Improve Your Photography

Getting the right photos of your property is key for success on film locations

You should begin to think about the story you want to tell. Before you pick up the camera, think about which spaces are critical and how you want to express them. Map out an action plan and take it step by step. You should also think about composition. Before you start shooting, spend some time rearranging furniture and use your camera to line up different views of the same space to create a balanced image. Wonky photos aren’t a good look. So pay attention to the horizontals and verticals within the space and aim your camera parallel to these.

Make sure you de-clutter. Especially in kitchens and bathrooms, put away the washing up and hide your Herbal Essences. A cluttered room can distract viewers from the space itself. Whilst it is important to portray the character of the property, producers need to be able to visualise the possibilities that the space offers for their own project. Make it easy for them. Be sure to photograph the details that make your property unique! The more your property stands out, the more bookings you are likely to get.

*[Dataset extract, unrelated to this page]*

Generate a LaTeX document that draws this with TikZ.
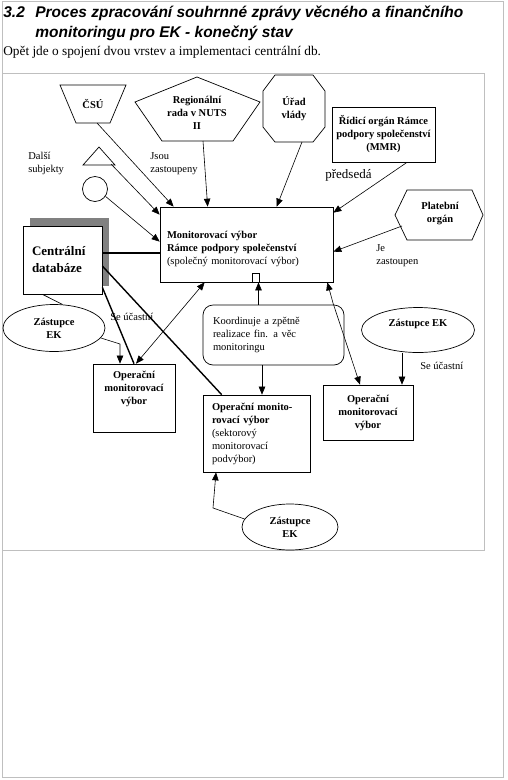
\documentclass[tikz,border=0pt]{standalone}
\usepackage{fontspec}
\setmainfont{Liberation Serif}
\newfontfamily\headfont{Liberation Sans}
\usetikzlibrary{arrows.meta}
\usetikzlibrary{shapes.geometric}
\usetikzlibrary{shadows}

\tikzset{
  frameline/.style={draw=black!25, line width=0.9pt},
  headtxt/.style={anchor=base west, inner sep=0pt, font=\headfont\bfseries\itshape\fontsize{15.5}{20}\selectfont},
  txt/.style={inner sep=0pt, align=center, font=\fontsize{10.5}{13}\selectfont},
  boldtxt/.style={txt, font=\fontsize{10.5}{13}\selectfont\bfseries},
  box/.style={draw, line width=0.7pt, inner sep=0pt},
  arr/.style={line width=0.6pt, -{Triangle[length=8pt,width=6.5pt]}},
  dblarr/.style={line width=0.6pt, {Triangle[length=8pt,width=6.5pt]}-{Triangle[length=8pt,width=6.5pt]}},
  heavy/.style={line width=1.4pt}
}

\begin{document}
\begin{tikzpicture}[x=1pt, y=-1pt, line width=0.7pt]
  \useasboundingbox (0,0) rectangle (508,780);

  % Page and picture frames
  \draw[frameline] (2,1.5) rectangle (503,777);
  \draw[frameline] (2,73) -- (484,73) -- (484,550) -- (2,550);

  % Heading
  \node[headtxt] (secnum) at (3,17) {3.2};
  \node[headtxt] (title) at (35,17) {Proces zpracování souhrnné zprávy věcného a finančního};
  \node[headtxt] (title2) at (35,37) {monitoringu pro EK - konečný stav};
  \node[anchor=base west, inner sep=0pt, font=\fontsize{13.3}{16}\selectfont] (intro) at (3,55)
    {Opět jde o spojení dvou vrstev a implementaci centrální db.};

  % Outside bodies
  \draw (60,85) -- (126,85) -- (110,123) -- (76,123) -- cycle; % CSU
  \node[boldtxt] (csu) at (93,104) {ČSÚ};
  \draw (197,77) -- (260,102) -- (233,141) -- (162,141) -- (135,102) -- cycle; % NUTS
  \node[boldtxt] (nuts) at (197,113) {Regionální\\rada v NUTS\\II};
  \draw (275,75) -- (313,75) -- (325,91) -- (325,127) -- (313,142) -- (275,142) -- (263,127) -- (263,91) -- cycle; % Urad
  \node[boldtxt] (urad) at (294,109) {Úřad\\vlády};
  \node[box, boldtxt, minimum width=103pt, minimum height=55pt] (mmr) at (383.5,134.5)
    {Řídicí orgán Rámce\\podpory společenství\\(MMR)};
  \node[txt, anchor=west, font=\fontsize{13}{16}\selectfont] (predseda) at (325,175) {předsedá};
  \draw (395,215) -- (407,190) -- (472,190) -- (483,215) -- (472,240) -- (407,240) -- cycle; % Platebni
  \node[boldtxt] (plat) at (440,214) {Platební\\orgán};
  \node[txt, align=left, anchor=west] (zastoupen) at (376,256) {Je\\zastoupen};

  % Other subjects
  \node[txt, align=left, anchor=west] (dalsi) at (28,163) {Další\\subjekty};
  \draw (99,147) -- (115,165) -- (83,165) -- cycle;
  \node[box, circle, minimum size=25pt] (circ) at (95,189) {};
  \node[txt, align=left, anchor=west] (jsou) at (150,164) {Jsou\\zastoupeny};

  % Monitoring committee
  \node[box, txt, align=left, text width=159pt, inner xsep=7pt, minimum height=75pt] (main) at (246.5,244.5)
    {\rule{0pt}{17pt}\textbf{Monitorovací výbor}\\\textbf{Rámce podpory společenství}\\(společný monitorovací výbor)};
  \node[box, minimum width=7pt, minimum height=9pt, anchor=south west] (port) at ([xshift=5.5pt]main.south) {};

  % Central database
  \node[box, fill=white, font=\fontsize{13}{17}\selectfont\bfseries, align=left, text width=61pt, inner xsep=9pt,
        minimum height=68pt, general shadow={fill=black!50, shadow xshift=7pt, shadow yshift=8pt}] (cdb) at (62.5,260)
    {Centrální\\databáze};

  % Coordination
  \node[box, txt, align=left, rounded corners=10pt, text width=121pt, inner xsep=10pt, minimum height=60pt] (koord) at (273.5,335)
    {Koordinuje a zpětně\\realizace fin. a věc\\monitoringu};

  % EK representatives
  \node[box, boldtxt, ellipse, minimum width=102pt, minimum height=47pt] (zl) at (54,328) {Zástupce\\EK};
  \node[box, boldtxt, ellipse, minimum width=113pt, minimum height=45pt] (zr) at (418,330) {Zástupce EK\rule[-15pt]{0pt}{0pt}};
  \node[box, boldtxt, ellipse, minimum width=96pt, minimum height=46pt] (zb) at (290,527) {Zástupce\\EK};
  \node[txt, anchor=west] (secl) at (110,317) {Se účastní};
  \node[txt, anchor=west] (secr) at (420,366) {Se účastní};

  % Operational committees
  \node[box, boldtxt, minimum width=82pt, minimum height=68pt] (opl) at (134,398)
    {Operační\\monitorovací\\výbor\rule[-20pt]{0pt}{0pt}};
  \node[box, boldtxt, minimum width=90pt, minimum height=55pt] (opr) at (368,412.5)
    {Operační\\monitorovací\\výbor};
  \node[box, txt, align=left, text width=89pt, inner xsep=9pt, minimum height=77pt] (opc) at (256.5,433.5)
    {\textbf{Operační monito-}\\\textbf{rovací výbor}\\(sektorový\\monitorovací\\podvýbor)};

  % Routings
  \coordinate (csu-s) at (97,123);
  \coordinate (nuts-s) at (203,141);
  \coordinate (urad-s) at (302,142);
  \coordinate (plat-w) at (402,226);
  \coordinate (tri) at (111,164);
  \coordinate (zl-bend) at (120,344);
  \coordinate (mo-bend) at (333,303);
  \coordinate (zb-bend) at (213,508);

  \draw[arr] (csu-s) -- ([xshift=14pt]main.north west); % CSU
  \draw[arr] (nuts-s) -- ([xshift=48pt]main.north west); % NUTS
  \draw[arr] (urad-s) -- ([xshift=117pt]main.north west); % Urad
  \draw[arr] ([xshift=23.5pt]mmr.south) -- ([yshift=-6pt]main.north east); % MMR
  \draw[arr] (plat-w) -- ([yshift=-45pt]main.north east); % Platebni
  \draw[arr] (tri) -- ([yshift=-8pt]main.north west); % Triangle
  \draw[arr] (circ.-35) -- ([yshift=-35pt]main.north west); % Circle

  \draw[heavy] ([yshift=7pt]cdb.east) -- ([yshift=7pt]cdb.east -| main.west);
  \draw[heavy] ([yshift=-6pt]cdb.east) -- ([xshift=19pt]opc.north west);
  \draw[heavy] ([yshift=7pt]cdb.south east) -- (opl.north);
  \draw ([xshift=-20pt]cdb.south) -- (zl.70);

  \draw[arr] (zl.-12) -- (zl-bend) -- (zl-bend |- opl.north);
  \draw[dblarr] ([xshift=2pt]opl.north) -- ([xshift=45pt]main.south west);
  \draw[arr] ([xshift=-15pt]koord.north) -- ([xshift=-15pt]koord.north |- main.south);
  \draw[arr] ([xshift=-11.5pt]koord.south) -- ([xshift=-11.5pt]koord.south |- opc.north);
  \draw[dblarr] ([xshift=-6pt]main.south east) -- (mo-bend) -- ([xshift=-8pt]opr.north);
  \draw[arr] ([xshift=-16pt]zr.south) -- ([xshift=-16pt]zr.south |- opr.north);
  \draw[arr] (zb.170) -- (zb-bend) -- ([xshift=-40.5pt]opc.south);
\end{tikzpicture}
\end{document}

How can you improve your photography

  • Keep a steady hand. Try to hold your camera straight, be careful not to tilt it up or down as this can distort the image. Blurry and distorted photos aren’t clear and will make your listing look unprofessional.
  • Take ‘low shots’. When the camera sits lower than eye level, your photos tend to have more perspective and depth, adding a professional edge to your listing.
  • Avoid using the flash. Photograph your property during the day and use natural light where possible.
  • Take a range of images. Try to photograph all the areas of your property that may be of interest to potential TV and film producers. Include interior and exterior images to give an overall impression of the space.
  • Don’t rush. Try out different compositions, angles and camera settings, take a few shots of each room and choose the best one. A potential client may ask to see more photos of your property so it’s always helpful to have a few extra images to hand.
  • Expose for the room, not for the garden. If you’ve got an iPhone, tap once on the screen to set the camera focus on that spot, it will automatically adjust the exposure to get the best image possible. This can be useful for photographing rooms with lots of windows. To avoid the space appearing dark make sure you focus on the room not the window. If you have a digital camera, aim your lens towards a darker area of the room. Press and hold the shutter button halfway down to allow the camera to focus and then move the camera into the desired position. Push the button down fully to take your photo. Voila!
  • Show a continuation of space to help potential clients visualise the layout of your space. Don’t ‘box in’ rooms; If you only capture a narrow scene your room tells less of a story.
  • Edit your shots. If you didn’t manage to get quite the right brightness or composition in your photos, you can make final adjustments to your images off camera. Photo editing is now easier than ever, (most smart phones allow you to modify images, as well as free online software such as Pixlr) it’s great for making last-minute tweaks to image size, brightness and colour. That said, make sure you post an honest representation!